June has been quite a volatile month for the pound versus the Australian dollar exchange rate. Sterling has weakened by over 4% against the Australian dollar as UK political jitters and economic concerns in the UK weigh on investor sentiment.
The previous session was no different. The pound shed over 0.7% versus the Australian dollar following a speech by the Bank of England (BoE) Governor Mark Carney. The pound Australian exchange rate fell from a high of A$1.6776 for the pound just prior to Mr Carney taking the stage, to A$1.6633 as he began talking.
|What do these figures mean?|
|When measuring the value of a pair of currencies, one set equals 1 unit and the other shows the current equivalent. As the market moves, the amount will vary from minute to minute.
For example, it could be written: 1 GBP = 1.72119 AUD
Here, £1 is equivalent to approximately A$1.72. This specifically measures the pound’s worth against the Australian dollar. If the Aussie dollar amount increases in this pairing, it’s positive for the pound.
Or, if you were looking at it the other way around: 1 AUD = 0.57677 GBP
In this example, A$1 is equivalent to approximately £0.58. This measures the Australian dollar’s worth versus the British pound. If the sterling number gets larger, it’s good news for the Aussie dollar.
Investors sold out of sterling because Carney dashed hopes of an interest rate increase happening any time soon. He felt right now was not the time to hike rates, despite inflation being almost 1% above the BoE target of 2%. Carney pointed to subdued UK wage growth and weak consumer spending as reasons, in addition to noting that the inflation spike is merely temporary and caused by the Brexit-weakened pound. In turn, this has made imported goods more expensive. When the pound strengthens, however, inflation will come down. But in the meantime, consumers are set to suffer the increased cost of living. With hopes of an interest rate hikes dashed, the pound devalued sharply.
|Why do raised interest rates boost a currency’s value?|
|Interest rates are key to understanding exchange rate movements. Those who have large sums of money to invest want the highest return on their investments. Higher interest rate environments tend to offer higher yields. So, if the interest rate or at least the interest rate expectation of a country is relatively higher compared to another, then it attracts more foreign capital investment. Large corporations and investors need local currency to invest. More local currency used then boosts the demand of that currency, pushing the value higher.|
Today will draw investor focus back to Britain’s political uncertainty. Today is the State Opening of Parliament, where Theresa May is due to give the Queen’s Speech.

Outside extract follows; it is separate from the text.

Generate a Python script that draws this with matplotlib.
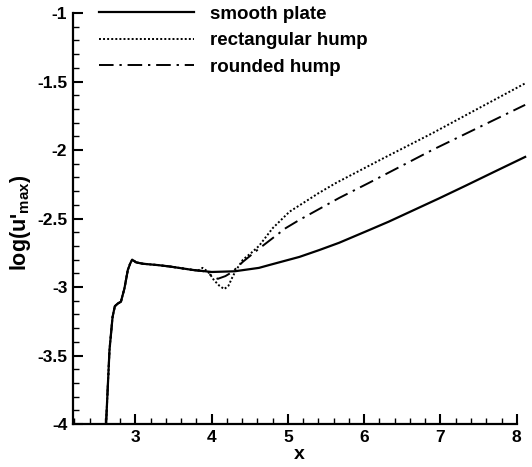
import matplotlib
matplotlib.use('Agg')
import matplotlib.pyplot as plt
from matplotlib.ticker import MultipleLocator

plt.rcParams['font.family'] = 'Liberation Sans'
plt.rcParams['font.weight'] = 'bold'
plt.rcParams['mathtext.fontset'] = 'custom'
plt.rcParams['mathtext.rm'] = 'Liberation Sans:bold'
plt.rcParams['mathtext.it'] = 'Liberation Sans:bold'
plt.rcParams['mathtext.bf'] = 'Liberation Sans:bold'

# smooth plate
smooth_x = [2.615, 2.64, 2.66, 2.70, 2.73, 2.77, 2.81, 2.856, 2.90, 2.93, 2.957,
            3.01, 3.1, 3.3, 3.45, 3.75, 4.0, 4.3, 4.62, 4.75, 5.15, 5.41, 5.67, 6.06,
            6.32, 6.98, 7.33, 7.7, 8.11]
smooth_y = [-4.0, -3.70, -3.46, -3.22, -3.14, -3.12, -3.107, -3.01, -2.876, -2.83, -2.80,
            -2.82, -2.83, -2.84, -2.85, -2.875, -2.89, -2.885, -2.86, -2.84, -2.78, -2.73,
            -2.677, -2.585, -2.523, -2.353, -2.26, -2.16, -2.05]

# rectangular hump
rect_x = [2.615, 2.64, 2.66, 2.70, 2.73, 2.77, 2.81, 2.856, 2.90, 2.93, 2.957,
          3.01, 3.1, 3.3, 3.45, 3.75, 3.82, 3.88, 3.93, 3.97, 4.03, 4.10, 4.165, 4.22,
          4.27, 4.32, 4.41, 4.52, 4.62, 4.80, 5.02, 5.19, 5.40, 5.63, 6.25, 6.89, 7.5, 8.11]
rect_y = [-4.0, -3.70, -3.46, -3.22, -3.14, -3.12, -3.107, -3.01, -2.876, -2.83, -2.80,
          -2.82, -2.83, -2.84, -2.85, -2.875, -2.88, -2.86, -2.88, -2.90, -2.95, -2.99,
          -3.015, -2.99, -2.93, -2.876, -2.80, -2.75, -2.70, -2.57, -2.45, -2.39, -2.315,
          -2.24, -2.06, -1.878, -1.695, -1.513]

# rounded hump
round_x = [2.615, 2.64, 2.66, 2.70, 2.73, 2.77, 2.81, 2.856, 2.90, 2.93, 2.957,
           3.01, 3.1, 3.3, 3.45, 3.75, 3.90, 3.98, 4.08, 4.18, 4.27, 4.41, 4.62, 4.97,
           5.15, 5.41, 5.67, 6.06, 6.89, 7.5, 8.11]
round_y = [-4.0, -3.70, -3.46, -3.22, -3.14, -3.12, -3.107, -3.01, -2.876, -2.83, -2.80,
           -2.82, -2.83, -2.84, -2.85, -2.875, -2.885, -2.91, -2.94, -2.92, -2.89, -2.815,
           -2.72, -2.57, -2.51, -2.43, -2.35, -2.24, -2.0, -1.835, -1.67]

labels = ['smooth plate', 'rectangular hump', 'rounded hump']

fig = plt.figure(figsize=(5.32, 4.67), dpi=100)
ax = fig.add_axes([0.137, 0.092, 0.853, 0.88])

ax.plot(smooth_x, smooth_y, color='black', lw=1.6, label=labels[0])
ax.plot(rect_x, rect_y, color='black', lw=1.4, linestyle=(0, (1, 1.1)), label=labels[1])
ax.plot(round_x, round_y, color='black', lw=1.4, linestyle=(0, (7.5, 3, 1.2, 3)), label=labels[2])

ax.set_xlim(2.18, 8.13)
ax.set_ylim(-4, -1)
ax.spines['top'].set_visible(False)
ax.spines['right'].set_visible(False)
ax.spines['bottom'].set_bounds(2.18, 8)
for s in ['left', 'bottom']:
    ax.spines[s].set_linewidth(1.6)

ax.xaxis.set_major_locator(MultipleLocator(1))
ax.xaxis.set_minor_locator(MultipleLocator(0.2))
ax.yaxis.set_major_locator(MultipleLocator(0.5))
ax.yaxis.set_minor_locator(MultipleLocator(0.1))
ax.set_yticks([-4, -3.5, -3, -2.5, -2, -1.5, -1])
ax.set_yticklabels(['-4', '-3.5', '-3', '-2.5', '-2', '-1.5', '-1'])
ax.set_xticks([3, 4, 5, 6, 7, 8])
ax.tick_params(which='major', direction='in', length=7, width=1.5, labelsize=12.5, pad=4)
ax.tick_params(which='minor', direction='in', length=4, width=1.0)

ax.set_xlabel('x', fontsize=14, fontweight='bold', labelpad=1)
ax.set_ylabel(r"log(u$'_{\mathrm{max}}$)", fontsize=15.5, fontweight='bold')
ax.yaxis.set_label_coords(-0.088, 0.491)

leg = ax.legend(loc='upper left', bbox_to_anchor=(0.04, 1.036), frameon=False,
                fontsize=13.5, handlelength=5.1, handletextpad=0.85, labelspacing=0.49,
                borderaxespad=0)

fig.savefig('out.png', dpi=100)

However, she has still failed to form a majority government. A deal with the Democratic Unionist Party (DUP) was meant to have been reached by today, however, there have been reports of problems between the two parties which has prevented a firm deal after a week of talks. Not only does this not bode well for the Brexit negotiations, but also Theresa May will be giving the Queen’s speech with a minority Parliament - potentially pointing to a politically unstable road ahead.
|How does political stability boost a currency?|
|Political stability boosts both consumer and business confidence, which means corporations and regular households alike are more likely to spend money. The increased spending, in turn, then boosts the economy. Foreign investors prefer to invest their money in politically stable countries as well as those with strong economies. For foreign investors to put their money into an economy, they need local currency. As they acquire the money needed, the demand for that particular currency increases, which then boosts its value.|
Pound weakness has enabled a buoyant Australian dollar to push ahead even further. Investors continued to digest the minutes from the Reserve Bank of Australia’s (RBA) monetary policy meeting. The minutes have supported the Australian dollar, not because the RBA is intending to hike rates, but because they aren’t intending to cut rates any further. Given the central bank’s current concerns over high levels of household debt stemming from rapidly rising property prices, any interest rate hike could be some way off.